Working With Older People
Working for, (or with), people older than yourself requires a few basic common sense rules…
- Respect I put respect first for a very good reason–certain employers are complaining younger workers aren’t respecting their older coworkers and supervisors. What might respect look like? Basically, it can be an understanding that these people have “paid their dues”–they’ve put in decades of hard work–and know a great deal about their field. Next, it’s not assuming they are like your parents, or the stereotypes and generalizations you’ve probably heard about from those who haven’t done their homework. You don’t like to be stereotyped, therefore, don’t do it to your older coworkers or supervisor.
- Communication Communicate with coworkers, or your boss, in a different way than you do with your friends. By this I mean: don’t send off a quick e-mail using the type of abbreviations you would while texting, and watch spelling and grammar errors too. Employers value an employee who has the ability to communicate on a high level–verbal and written. Self-monitoring is essential if you’ve developed a habit of using a lot of slang–or worse yet–sentences liberally sprinkled with the f-word.
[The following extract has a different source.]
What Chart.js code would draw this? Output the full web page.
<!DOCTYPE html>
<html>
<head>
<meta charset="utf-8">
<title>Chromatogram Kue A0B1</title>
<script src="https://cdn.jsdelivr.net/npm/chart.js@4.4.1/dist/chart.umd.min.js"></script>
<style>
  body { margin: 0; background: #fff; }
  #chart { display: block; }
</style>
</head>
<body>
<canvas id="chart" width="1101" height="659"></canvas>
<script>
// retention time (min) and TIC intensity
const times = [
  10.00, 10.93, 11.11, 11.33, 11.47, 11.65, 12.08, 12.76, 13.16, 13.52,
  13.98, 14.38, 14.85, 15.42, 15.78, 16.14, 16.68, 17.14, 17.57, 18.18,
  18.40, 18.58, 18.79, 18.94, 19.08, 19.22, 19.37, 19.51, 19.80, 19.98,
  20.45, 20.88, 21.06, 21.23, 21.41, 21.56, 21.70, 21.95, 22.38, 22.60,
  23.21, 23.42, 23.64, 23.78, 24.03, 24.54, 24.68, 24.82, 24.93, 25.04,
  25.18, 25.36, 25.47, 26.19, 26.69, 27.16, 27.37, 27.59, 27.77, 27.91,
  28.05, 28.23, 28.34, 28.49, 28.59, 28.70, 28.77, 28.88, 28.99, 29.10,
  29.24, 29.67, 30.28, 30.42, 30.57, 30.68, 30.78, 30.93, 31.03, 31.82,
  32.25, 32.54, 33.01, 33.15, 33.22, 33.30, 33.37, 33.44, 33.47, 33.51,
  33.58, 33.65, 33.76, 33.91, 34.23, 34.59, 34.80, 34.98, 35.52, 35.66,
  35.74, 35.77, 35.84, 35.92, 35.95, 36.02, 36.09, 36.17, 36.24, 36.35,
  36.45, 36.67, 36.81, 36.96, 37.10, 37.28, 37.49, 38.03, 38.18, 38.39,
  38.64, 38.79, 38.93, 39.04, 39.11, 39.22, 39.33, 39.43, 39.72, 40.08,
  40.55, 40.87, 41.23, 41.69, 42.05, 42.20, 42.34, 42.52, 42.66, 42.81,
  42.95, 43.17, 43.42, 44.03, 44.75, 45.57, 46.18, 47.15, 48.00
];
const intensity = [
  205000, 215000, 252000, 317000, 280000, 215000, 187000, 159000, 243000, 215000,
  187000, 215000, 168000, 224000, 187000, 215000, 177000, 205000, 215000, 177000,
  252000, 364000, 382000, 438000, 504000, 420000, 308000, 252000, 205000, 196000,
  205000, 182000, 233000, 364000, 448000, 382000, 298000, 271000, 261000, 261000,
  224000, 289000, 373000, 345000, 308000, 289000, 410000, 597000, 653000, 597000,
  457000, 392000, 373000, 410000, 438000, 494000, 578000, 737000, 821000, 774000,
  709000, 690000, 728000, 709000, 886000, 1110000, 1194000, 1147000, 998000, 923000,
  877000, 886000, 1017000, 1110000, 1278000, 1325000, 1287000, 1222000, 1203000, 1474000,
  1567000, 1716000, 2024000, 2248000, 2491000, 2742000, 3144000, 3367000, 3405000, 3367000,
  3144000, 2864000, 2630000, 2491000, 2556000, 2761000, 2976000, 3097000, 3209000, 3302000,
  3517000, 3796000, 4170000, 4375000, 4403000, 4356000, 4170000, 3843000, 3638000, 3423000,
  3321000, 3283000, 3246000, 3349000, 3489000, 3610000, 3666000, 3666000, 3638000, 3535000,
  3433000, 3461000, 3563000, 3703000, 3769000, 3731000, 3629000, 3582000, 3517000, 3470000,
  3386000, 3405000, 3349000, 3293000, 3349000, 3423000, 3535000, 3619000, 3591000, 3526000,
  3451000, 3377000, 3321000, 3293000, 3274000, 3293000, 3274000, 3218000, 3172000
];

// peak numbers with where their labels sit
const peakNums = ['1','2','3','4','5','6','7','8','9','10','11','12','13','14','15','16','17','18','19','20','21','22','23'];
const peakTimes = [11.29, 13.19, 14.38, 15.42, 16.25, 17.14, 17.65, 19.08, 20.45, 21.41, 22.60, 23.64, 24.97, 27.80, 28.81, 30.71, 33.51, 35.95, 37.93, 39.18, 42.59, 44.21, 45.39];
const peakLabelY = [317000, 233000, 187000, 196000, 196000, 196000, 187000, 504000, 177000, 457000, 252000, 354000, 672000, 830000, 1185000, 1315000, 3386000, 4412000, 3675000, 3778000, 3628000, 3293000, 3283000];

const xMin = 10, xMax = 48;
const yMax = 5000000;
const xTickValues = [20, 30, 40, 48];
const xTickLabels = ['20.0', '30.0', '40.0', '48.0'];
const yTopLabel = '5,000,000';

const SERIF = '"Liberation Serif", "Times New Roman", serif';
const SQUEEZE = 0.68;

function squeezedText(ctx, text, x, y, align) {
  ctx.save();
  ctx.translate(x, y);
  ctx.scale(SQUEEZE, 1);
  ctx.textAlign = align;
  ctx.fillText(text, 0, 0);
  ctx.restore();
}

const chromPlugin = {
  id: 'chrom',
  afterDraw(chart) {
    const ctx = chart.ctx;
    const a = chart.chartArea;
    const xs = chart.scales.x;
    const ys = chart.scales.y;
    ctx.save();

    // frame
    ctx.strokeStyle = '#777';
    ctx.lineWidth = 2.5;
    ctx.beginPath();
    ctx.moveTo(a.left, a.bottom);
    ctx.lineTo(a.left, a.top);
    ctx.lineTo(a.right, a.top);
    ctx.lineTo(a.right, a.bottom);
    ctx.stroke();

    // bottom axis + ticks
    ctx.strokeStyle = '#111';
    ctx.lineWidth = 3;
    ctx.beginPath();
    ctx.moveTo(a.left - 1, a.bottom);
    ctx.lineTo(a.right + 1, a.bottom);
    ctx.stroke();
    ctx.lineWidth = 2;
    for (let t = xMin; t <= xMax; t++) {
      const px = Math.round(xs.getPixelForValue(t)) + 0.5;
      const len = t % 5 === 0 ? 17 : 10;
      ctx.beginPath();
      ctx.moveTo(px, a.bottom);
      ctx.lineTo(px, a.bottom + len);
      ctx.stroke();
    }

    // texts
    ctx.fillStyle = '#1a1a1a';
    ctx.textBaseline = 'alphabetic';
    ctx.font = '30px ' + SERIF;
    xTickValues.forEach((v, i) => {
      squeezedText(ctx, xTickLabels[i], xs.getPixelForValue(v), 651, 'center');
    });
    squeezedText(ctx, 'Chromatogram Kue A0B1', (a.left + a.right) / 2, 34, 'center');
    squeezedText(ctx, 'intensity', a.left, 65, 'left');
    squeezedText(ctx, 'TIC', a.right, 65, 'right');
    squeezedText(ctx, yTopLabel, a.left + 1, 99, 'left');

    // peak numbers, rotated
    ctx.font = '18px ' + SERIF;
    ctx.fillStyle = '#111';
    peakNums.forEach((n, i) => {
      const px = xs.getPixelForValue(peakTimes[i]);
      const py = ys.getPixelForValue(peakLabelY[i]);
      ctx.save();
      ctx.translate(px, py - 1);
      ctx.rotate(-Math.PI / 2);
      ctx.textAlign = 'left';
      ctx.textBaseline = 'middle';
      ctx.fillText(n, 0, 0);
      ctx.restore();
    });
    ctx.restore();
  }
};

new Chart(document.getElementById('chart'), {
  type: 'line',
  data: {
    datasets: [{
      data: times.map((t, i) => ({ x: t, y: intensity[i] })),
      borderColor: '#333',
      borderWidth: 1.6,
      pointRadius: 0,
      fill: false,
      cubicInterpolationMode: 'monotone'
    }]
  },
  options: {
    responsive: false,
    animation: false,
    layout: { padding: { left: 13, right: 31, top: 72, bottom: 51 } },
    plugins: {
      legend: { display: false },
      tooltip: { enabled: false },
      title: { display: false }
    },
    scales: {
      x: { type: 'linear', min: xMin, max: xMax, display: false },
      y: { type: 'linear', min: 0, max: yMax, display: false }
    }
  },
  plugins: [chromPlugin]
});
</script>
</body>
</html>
- Technology Depending on the region, industry and job, some older workers haven’t found it necessary to keep up on the latest technology. However in my area, the San Francisco Bay Area, technology is king and many of the tech companies were started by people who are of the Baby Boomer generation. Take the late Steve Jobs and his predecessor Tim Cook–both Baby Boomers–to name just two. One-on-one communication is important to older workers, therefore, if you have the opportunity to walk into your supervisors office to discuss something (instead of sending an e-mail) do it. Successful workers use both technology and one-on-one communication.
- Work Ethic Last week, I heard a frustrated employer, a small business owner in his 60′s say: “I won’t hire any more younger workers, they don’t have a work ethic. I’m looking to hire mature workers.” That says a lot doesn’t it? From what I gathered, he’s had a string of high school grads and college students who had no clue about customer service, being conscientious, and having a willingness to learn. While this is just one employer, he voices what I’ve heard from a few others. Do all you can to learn what’s expected of you, then be the best younger worker an employer ever had!
- Common Ground In the workplace, you’re stuck with whomever was hired before you, so make the best of it. Strive to find common ground. Everyone has something they can relate to with another person, figure out what that is in conversations during lunch or breaks. You’re going to be spending 8+ hours with these people, a good working relationship is mandatory. If you find someone willing to show you the ropes, passing on valuable information, all the better! Return the favor by finding out what they need to help make their job easier. This cross generational mentoring is becoming very desirable in many workplaces. Think of the bonus points you’ll make when you tell your boss you’ve taken the initiative to learn something new, or taught someone a valuable skill. Be sure to word the latter in a tactful way.
- Resentment Working with older coworkers could prove difficult if they feel you’re there to steal their position. In this current economic environment, it’s not hard to imagine why they’d feel threatened. Too many valuable older workers were sent to the unemployment lines in record numbers since 2008. Be mindful of their possible fears. If you were in fact hired to take over their position, and they’ve been told to train you, let them know you appreciate what they are doing. Put yourself in their place, have compassion, be kind.
Employers want employees who can work together as a team. Take the time to understand how to get along with those coworkers and supervisors who are older than yourself. The person who benefits is you!